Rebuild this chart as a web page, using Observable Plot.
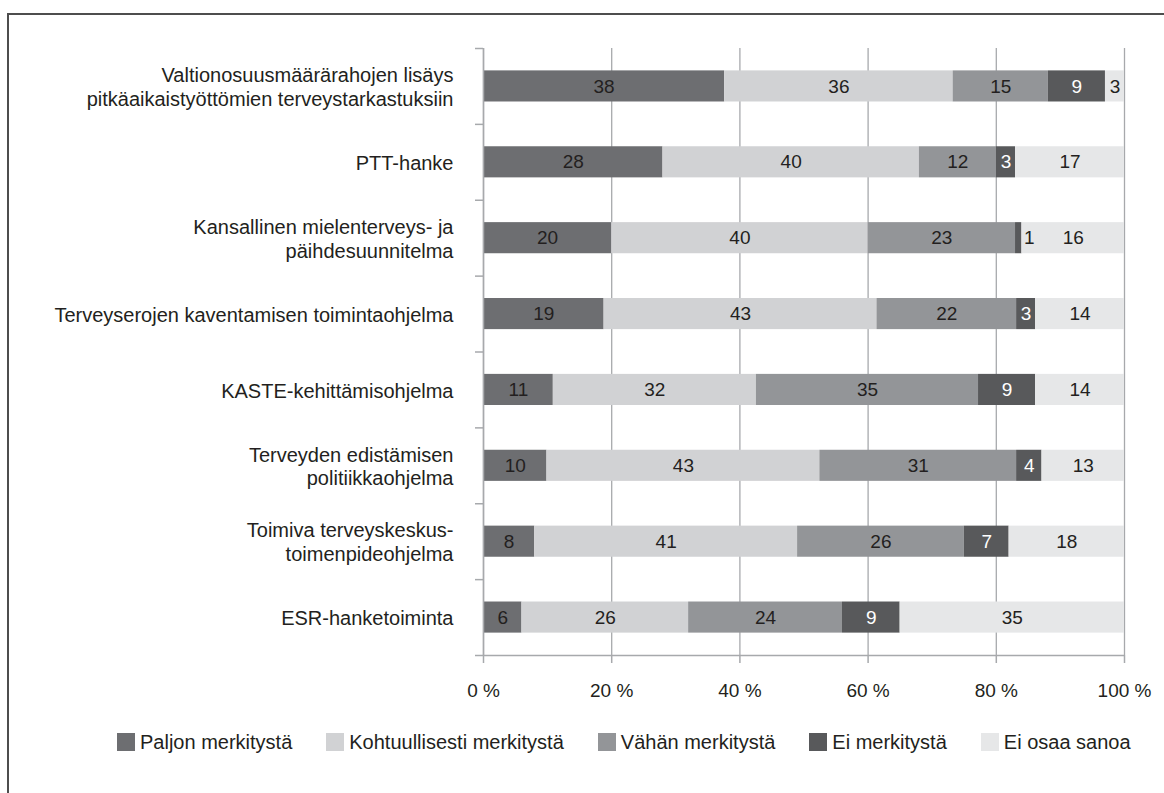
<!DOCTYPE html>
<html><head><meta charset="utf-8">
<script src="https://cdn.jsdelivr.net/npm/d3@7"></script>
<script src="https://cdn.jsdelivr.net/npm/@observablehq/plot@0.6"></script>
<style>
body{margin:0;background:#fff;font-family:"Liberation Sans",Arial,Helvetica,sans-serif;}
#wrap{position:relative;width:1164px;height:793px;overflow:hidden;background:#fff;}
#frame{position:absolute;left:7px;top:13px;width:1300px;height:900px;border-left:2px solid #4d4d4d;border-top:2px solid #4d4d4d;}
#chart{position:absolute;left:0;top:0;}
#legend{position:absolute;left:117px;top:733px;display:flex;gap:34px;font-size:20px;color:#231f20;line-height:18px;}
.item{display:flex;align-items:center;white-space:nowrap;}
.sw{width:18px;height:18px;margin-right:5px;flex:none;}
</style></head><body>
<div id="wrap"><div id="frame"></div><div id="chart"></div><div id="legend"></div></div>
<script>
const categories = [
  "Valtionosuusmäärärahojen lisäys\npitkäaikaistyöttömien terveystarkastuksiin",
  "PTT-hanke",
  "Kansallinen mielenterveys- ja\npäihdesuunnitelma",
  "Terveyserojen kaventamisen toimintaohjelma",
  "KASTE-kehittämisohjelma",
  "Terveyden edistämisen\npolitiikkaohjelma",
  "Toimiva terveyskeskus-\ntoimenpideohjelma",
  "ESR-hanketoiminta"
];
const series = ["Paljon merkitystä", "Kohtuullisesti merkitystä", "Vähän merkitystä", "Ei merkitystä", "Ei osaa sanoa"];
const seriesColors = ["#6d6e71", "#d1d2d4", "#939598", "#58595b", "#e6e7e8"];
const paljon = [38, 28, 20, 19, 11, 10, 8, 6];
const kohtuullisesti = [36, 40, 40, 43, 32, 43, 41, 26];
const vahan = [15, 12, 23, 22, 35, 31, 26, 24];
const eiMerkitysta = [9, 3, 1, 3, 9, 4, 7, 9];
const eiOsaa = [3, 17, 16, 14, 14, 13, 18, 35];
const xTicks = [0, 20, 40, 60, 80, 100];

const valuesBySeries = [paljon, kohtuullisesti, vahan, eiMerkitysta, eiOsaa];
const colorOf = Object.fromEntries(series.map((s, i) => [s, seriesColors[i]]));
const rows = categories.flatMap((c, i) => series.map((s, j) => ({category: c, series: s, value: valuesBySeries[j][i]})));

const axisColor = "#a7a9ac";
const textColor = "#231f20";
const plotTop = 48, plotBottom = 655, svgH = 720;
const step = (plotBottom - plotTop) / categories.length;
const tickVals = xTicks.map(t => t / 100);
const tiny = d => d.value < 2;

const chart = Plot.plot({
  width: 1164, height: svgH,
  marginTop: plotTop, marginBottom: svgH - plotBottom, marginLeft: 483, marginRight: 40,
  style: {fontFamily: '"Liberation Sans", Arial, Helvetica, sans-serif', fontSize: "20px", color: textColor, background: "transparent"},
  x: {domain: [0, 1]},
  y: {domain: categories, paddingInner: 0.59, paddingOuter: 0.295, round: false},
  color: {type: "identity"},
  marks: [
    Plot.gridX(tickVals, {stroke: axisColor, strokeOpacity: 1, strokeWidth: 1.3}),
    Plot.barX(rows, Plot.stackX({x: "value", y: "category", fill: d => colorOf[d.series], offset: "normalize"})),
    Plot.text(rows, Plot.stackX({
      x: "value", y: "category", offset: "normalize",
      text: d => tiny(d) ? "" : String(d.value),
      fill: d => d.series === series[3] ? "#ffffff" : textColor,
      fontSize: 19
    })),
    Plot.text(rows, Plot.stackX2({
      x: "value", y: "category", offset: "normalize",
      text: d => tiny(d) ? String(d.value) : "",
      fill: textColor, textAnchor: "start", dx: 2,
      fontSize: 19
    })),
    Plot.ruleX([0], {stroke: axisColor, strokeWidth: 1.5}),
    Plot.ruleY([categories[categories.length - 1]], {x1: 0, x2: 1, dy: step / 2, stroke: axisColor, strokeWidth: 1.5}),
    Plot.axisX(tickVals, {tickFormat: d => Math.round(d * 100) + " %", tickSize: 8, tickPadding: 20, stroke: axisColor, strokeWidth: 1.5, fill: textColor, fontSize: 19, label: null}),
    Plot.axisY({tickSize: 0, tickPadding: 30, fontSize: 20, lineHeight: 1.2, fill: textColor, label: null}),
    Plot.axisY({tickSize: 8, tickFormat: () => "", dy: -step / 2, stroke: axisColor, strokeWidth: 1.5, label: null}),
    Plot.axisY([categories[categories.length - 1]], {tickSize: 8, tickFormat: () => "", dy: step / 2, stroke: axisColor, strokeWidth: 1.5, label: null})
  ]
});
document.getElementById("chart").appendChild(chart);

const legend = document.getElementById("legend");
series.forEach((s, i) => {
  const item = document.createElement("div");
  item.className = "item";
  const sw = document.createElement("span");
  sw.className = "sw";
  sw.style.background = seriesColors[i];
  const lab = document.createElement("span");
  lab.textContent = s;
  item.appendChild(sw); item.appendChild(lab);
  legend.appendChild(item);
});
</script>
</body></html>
****************************************
EXERCISE INSTRUCTIONS: Point out every line holding the string "chart" and copy it.

TASK RESPONSE:
Rebuild this chart as a web page, using Observable Plot.
#chart{position:absolute;left:0;top:0;}
<div id="wrap"><div id="frame"></div><div id="chart"></div><div id="legend"></div></div>
const chart = Plot.plot({
document.getElementById("chart").appendChild(chart);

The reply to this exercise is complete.